(Bloomberg) -- Aluminum prices are heading for the best week in at least three decades as U.S. sanctions on Russian producer United Co. Rusal send buyers scrambling to find supplies.
Prices of the metal climbed to the highest since 2012 Thursday, helping push this week’s gain to almost 14 percent, the most in Bloomberg records going back to June 1987. The U.S. premium, or the amount added to the London Metal Exchange price of aluminum to ship metal to the Midwest, jumped by the most on record.

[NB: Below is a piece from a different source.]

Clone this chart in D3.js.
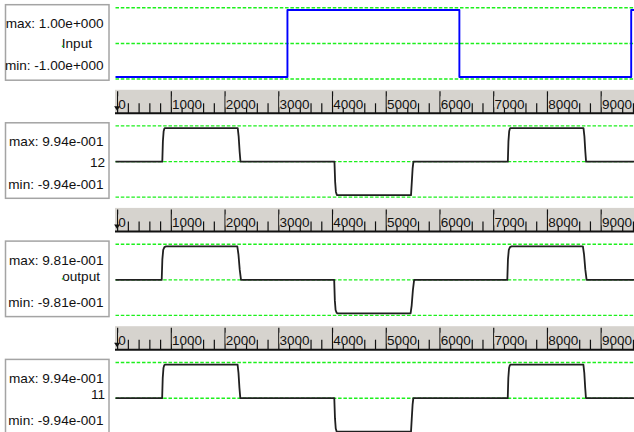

On Thursday, Rusal was said to declare force majeure on some shipments of alumina, used to make aluminum. That comes a day after Glencore (LON:GLEN) Plc, the biggest buyer of metal from Rusal, was said to have invoked the same legal clause on aluminum. The moves compound supply worries after the LME and CME Group Inc (NASDAQ:CME).’s Comex said they won’t allow new deliveries of metal from Russian billionaire Oleg Deripaska’s Rusal, the biggest aluminum producer outside China.
“People are rushing to secure supply,” Ryan McKay, a commodity strategist at TD Securities in Toronto, said in a telephone interview. “People are expecting that a significant amount of the metal produced by Rusal is going to be off the market.”
Aluminum for delivery in three months climbed as much as 3.6 percent to $2,331 a metric ton on the LME, the highest since March 2012. Prices settled 3.3 percent higher at $2,325 a ton at 5:51 p.m. in London.
The surge in the premium buyers pay to have the LME metal delivered to the Midwest shows consumer in the U.S. are already feeling the pinch.
The duty-paid premium surged to a range of 21.75 cents to 23.55 cents a pound, according to Austin, Texas-based researcher Harbor Intelligence, up from a prior range of 17.25-18 cents.
The “increase has no precedent,” Jorge Vazquez, Harbor’s managing director, said in report dated Wednesday.
Force majeure is a legal clause that allows trader to leave contracts unfulfilled because of circumstances beyond their control.